The South African National Consumer Commission says that it has given Ford Motors South Africa until the end of February to complete an investigation into the spate of Ford Kugas that have burst into flames over the past few weeks.
Nine Ford Kuga’s have burst into flames since the start of 2017 – the latest happening while the driver was taking the car to a dealer in Alberton – making the total number of Kuga’s that have faced the same fate 45, since 2015.
Speaking to Radio 702, commission spokesperson Trevor Hattingh said that it has been in discussion with Ford over the matter, and on top the February deadline has ordered the company to put ‘mitigating measures’ in place.

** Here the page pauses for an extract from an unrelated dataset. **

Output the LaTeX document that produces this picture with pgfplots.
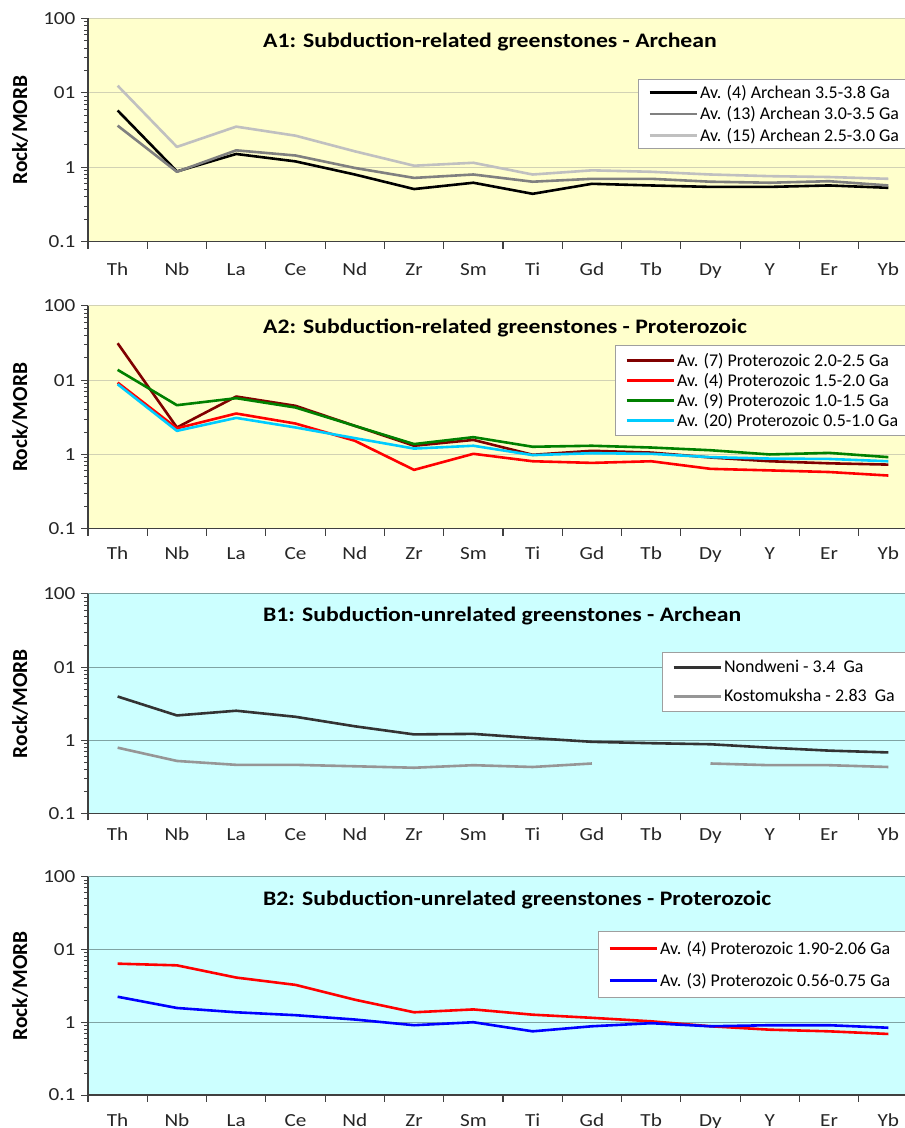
\documentclass[border=0pt]{standalone}
\usepackage{fontspec}
\setmainfont{Carlito}[FakeStretch=1.15]
\newfontfamily\ylfont{Carlito}
\newfontfamily\lgfont{Carlito}
\usepackage{pgfplots}
\usepackage{pgfplotstable}
\pgfplotsset{compat=1.18}

\definecolor{bgA}{HTML}{FFFFCC}
\definecolor{bgB}{HTML}{CCFFFF}
\definecolor{gridA}{HTML}{D2D2B4}
\definecolor{gridB}{HTML}{7FA3A3}
\definecolor{axc}{HTML}{404040}
\definecolor{lgrey}{HTML}{C0C0C0}
\definecolor{mgrey}{HTML}{808080}
\definecolor{dred}{HTML}{800000}
\definecolor{cgreen}{HTML}{008000}
\definecolor{ccyan}{HTML}{00CCFF}
\definecolor{ndw}{HTML}{333333}
\definecolor{kst}{HTML}{969696}

\newcommand{\tail}{\hspace*{16bp}}

\pgfplotstableread{
idx a4 a13 a15
0 5.8 3.63 12.5
1 0.88 0.87 1.88
2 1.51 1.69 3.52
3 1.2 1.44 2.66
4 0.80 0.98 1.64
5 0.51 0.72 1.05
6 0.62 0.80 1.15
7 0.44 0.64 0.80
8 0.60 0.70 0.91
9 0.57 0.70 0.87
10 0.545 0.64 0.80
11 0.545 0.62 0.76
12 0.57 0.65 0.74
13 0.53 0.57 0.70
}\tabAone

\pgfplotstableread{
idx p7 p4 p9 p20
0 31.5 9.3 13.8 8.83
1 2.31 2.25 4.61 2.08
2 6.03 3.56 5.73 3.11
3 4.52 2.61 4.29 2.31
4 2.43 1.53 2.43 1.66
5 1.31 0.62 1.38 1.20
6 1.57 1.02 1.71 1.31
7 0.99 0.81 1.27 0.98
8 1.12 0.77 1.31 1.04
9 1.06 0.81 1.24 1.02
10 0.91 0.64 1.14 0.92
11 0.81 0.61 1.00 0.88
12 0.76 0.58 1.05 0.87
13 0.73 0.52 0.92 0.81
}\tabAtwo

\pgfplotstableread{
idx n k
0 3.96 0.79
1 2.18 0.52
2 2.53 0.46
3 2.09 0.46
4 1.55 0.44
5 1.20 0.42
6 1.22 0.455
7 1.07 0.43
8 0.95 0.48
9 0.91 nan
10 0.88 0.48
11 0.79 0.455
12 0.72 0.455
13 0.68 0.43
}\tabBone

\pgfplotstableread{
idx r b
0 6.38 2.24
1 6.05 1.57
2 4.11 1.37
3 3.26 1.25
4 2.04 1.09
5 1.37 0.91
6 1.50 1.00
7 1.27 0.75
8 1.15 0.88
9 1.03 0.97
10 0.88 0.88
11 0.79 0.91
12 0.75 0.91
13 0.69 0.84
}\tabBtwo

\pgfplotsset{
  legend image code/.code={\draw[#1] (0bp,0bp) -- (40bp,0bp); \path (0bp,0bp) -- (47bp,0bp);},
  scale only axis, width=830bp,
  xmin=-0.5, xmax=13.5,
  ymin=0.1, ymax=100,
  axis x line*=bottom, axis y line*=left,
  axis line style={draw=axc, line width=1.2bp},
  xtick={0,...,13},
  xticklabels={Th,Nb,La,Ce,Nd,Zr,Sm,Ti,Gd,Tb,Dy,Y,Er,Yb},
  xtick style={draw=none},
  extra x ticks={-0.5,0.5,...,13.5},
  extra x tick labels={},
  extra x tick style={xtick style={draw=axc, line width=1.2bp}},
  ytick={0.1,1,10,100},
  yticklabels={0.1,1,01,100},
  minor ytick={0.2,0.3,0.4,0.5,0.6,0.7,0.8,0.9,2,3,4,5,6,7,8,9,20,30,40,50,60,70,80,90},
  tick align=outside,
  major tick length=7bp, minor tick length=4bp,
  ytick style={draw=axc, line width=1bp},
  ymajorgrids,
  tick label style={font=\fontsize{18.5}{20}\selectfont, text=black!85},
  yticklabel style={anchor=east, xshift=-2bp},
  ylabel={Rock/MORB},
  every axis y label/.style={at={(axis description cs:-0.0819,0.5)}, rotate=90, anchor=center, font=\ylfont\bfseries\fontsize{21.5}{23}\selectfont},
  legend cell align=left,
  legend style={anchor=north west, draw=gray!75, fill=white, line width=1bp,
    font=\lgfont\fontsize{18}{20}\selectfont, inner xsep=10bp},
  unbounded coords=jump,
}
\tikzset{ttl/.style={anchor=base west, inner sep=0pt, font=\bfseries\fontsize{20.7}{22}\selectfont},
  pl/.style={line width=2.6bp, line join=round}}

\begin{document}
\begin{tikzpicture}
% A1
\begin{axis}[ymode=log, height=223.2bp, at={(88bp,886.3bp)}, anchor=south west,
  axis background/.style={fill=bgA}, major grid style={draw=gridA, line width=1bp},
  xticklabel style={anchor=base, yshift=-26.7bp},
  legend style={at={(0.6627,0.731)}, row sep=3bp, inner ysep=4bp}]
\addplot[pl, black] table[x=idx,y=a4] {\tabAone};
\addlegendentry{Av. (4) Archean 3.5-3.8 Ga\tail}
\addplot[pl, mgrey] table[x=idx,y=a13] {\tabAone};
\addlegendentry{Av. (13) Archean 3.0-3.5 Ga\tail}
\addplot[pl, lgrey] table[x=idx,y=a15] {\tabAone};
\addlegendentry{Av. (15) Archean 2.5-3.0 Ga\tail}
\node[ttl] at (rel axis cs:0.2108,0.869) {A1: Subduction-related greenstones - Archean};
\end{axis}
% A2
\begin{axis}[ymode=log, height=222.7bp, at={(88bp,599.3bp)}, anchor=south west,
  axis background/.style={fill=bgA}, major grid style={draw=gridA, line width=1bp},
  xticklabel style={anchor=base, yshift=-23.6bp},
  legend style={at={(0.6349,0.825)}, row sep=1.5bp, inner ysep=5.5bp}]
\addplot[pl, dred] table[x=idx,y=p7] {\tabAtwo};
\addlegendentry{Av. (7) Proterozoic 2.0-2.5 Ga\tail}
\addplot[pl, red] table[x=idx,y=p4] {\tabAtwo};
\addlegendentry{Av. (4) Proterozoic 1.5-2.0 Ga\tail}
\addplot[pl, cgreen] table[x=idx,y=p9] {\tabAtwo};
\addlegendentry{Av. (9) Proterozoic 1.0-1.5 Ga\tail}
\addplot[pl, ccyan] table[x=idx,y=p20] {\tabAtwo};
\addlegendentry{Av. (20) Proterozoic 0.5-1.0 Ga\tail}
\node[ttl] at (rel axis cs:0.2108,0.877) {A2: Subduction-related greenstones - Proterozoic};
\end{axis}
% B1
\begin{axis}[ymode=log, height=219.3bp, at={(88bp,314.7bp)}, anchor=south west,
  axis background/.style={fill=bgB}, major grid style={draw=gridB, line width=1bp},
  xticklabel style={anchor=base, yshift=-20.7bp},
  legend style={at={(0.6916,0.7355)}, row sep=11bp, inner ysep=6bp}]
\addplot[pl, ndw] table[x=idx,y=n] {\tabBone};
\addlegendentry{Nondweni - 3.4 \ Ga\tail}
\addplot[pl, kst] table[x=idx,y=k] {\tabBone};
\addlegendentry{Kostomuksha - 2.83 \ Ga\tail}
\node[ttl] at (rel axis cs:0.2108,0.874) {B1: Subduction-unrelated greenstones - Archean};
\end{axis}
% B2
\begin{axis}[ymode=log, height=218.3bp, at={(88bp,33bp)}, anchor=south west,
  axis background/.style={fill=bgB}, major grid style={draw=gridB, line width=1bp},
  xticklabel style={anchor=base, yshift=-24.5bp},
  legend style={at={(0.6145,0.7513)}, row sep=13bp, inner ysep=8bp}]
\addplot[pl, red] table[x=idx,y=r] {\tabBtwo};
\addlegendentry{Av. (4) Proterozoic 1.90-2.06 Ga\tail}
\addplot[pl, blue] table[x=idx,y=b] {\tabBtwo};
\addlegendentry{Av. (3) Proterozoic 0.56-0.75 Ga\tail}
\node[ttl] at (rel axis cs:0.2108,0.870) {B2: Subduction-unrelated greenstones - Proterozoic};
\end{axis}
\pgfresetboundingbox
\path[use as bounding box] (0bp,0bp) rectangle (905bp,1128bp);
\end{tikzpicture}
\end{document}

Hattingh said that, in terms of South Africa law, the commission can institute its own recall if there are reasonable grounds to do so – and having 45 cars burst into flames is more than enough reason.
“We are meeting next week as a regulatory group, and after that meeting we are going to make a decision on a way forward because it seems the mitigation measures they (Ford) have in place are not enough,” he said.
Ford South Africa has faced criticism from car owners for apparently dragging their feet on the issue of their Kugas bursting into flames.
The company said that it could not issue a recall until it fully understood the nature of the problem, and has controversially gone to the courts to get evidence of a Kuga explosion that killed a man in 2015, to aid in its investigation.
However, the man’s family has slammed the company saying that they had offered the evidence to Ford months before, and the company simply never took them up on the offer.
Ford has since urged owners of the Kuga vehicles to take the cars to their local dealerships to check for any potential problems.
According to Cars.com, the Kuga, which sells as the Ford Escape in the United States, has faced a number of recalls related to problems that could lead to increasing risk of fire. In 2016, Ford issued a recall in the States for 2010-2012 Ford Escapes over fuel line issues.
While these recalls do not relate to the local market, they could point to similar problems in models produced for the South African market.